Director Compensation
Pursuant to our non-employee director compensation policy, our non-employee directors currently receive annual cash retainers and stock option grants for their service on the Board of Directors and committee service. The non-employee director compensation policy shall cease and be terminated as of the Dissolution.
Indemnification and Insurance
In connection with the Dissolution, we will continue to indemnify our directors and officer to the maximum extent permitted in accordance with applicable law, our certificate of incorporation and bylaws, and any contractual arrangements, for actions taken in connection with the Plan of Dissolution and the winding up of our business and affairs. Our Board of Directors is authorized to obtain and maintain insurance as may be necessary, appropriate or advisable to cover such indemnification obligations, including seeking an extension in time and coverage of our insurance policies currently in effect.

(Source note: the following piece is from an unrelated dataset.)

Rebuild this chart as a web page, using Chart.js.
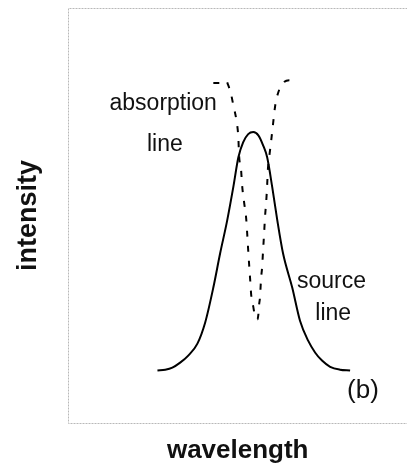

As a result of these benefits, our directors and executive officers generally could be more likely to vote to approve the Plan of Dissolution, including the Dissolution contemplated thereby, than our other stockholders.
Accounting Treatment
If our stockholders approve the Dissolution Proposal for the Dissolution pursuant to the Plan of Dissolution, we will change our basis of accounting to the liquidation basis of accounting. Under the liquidation basis of accounting, assets are stated at their estimated net realizable values, and liabilities are stated at their estimated settlement amounts. Recorded liabilities will include the estimated expenses associated with carrying out the Plan of Dissolution. For periodic reporting, a statement of net assets in liquidation will summarize the liquidation value per outstanding share of Common Stock. Valuations presented in the statement will represent management’s estimates, based on present facts and circumstances, of the net realizable values of assets, satisfaction amounts of liabilities, and expenses associated with carrying out the Plan of Dissolution based upon management assumptions. The valuation of assets and liabilities will necessarily require many estimates and assumptions, and there will be substantial uncertainties in carrying out the provisions of the Plan of Dissolution. Ultimate values realized for our assets and ultimate amounts paid to satisfy our liabilities are expected to differ from estimates recorded in annual or interim financial statements.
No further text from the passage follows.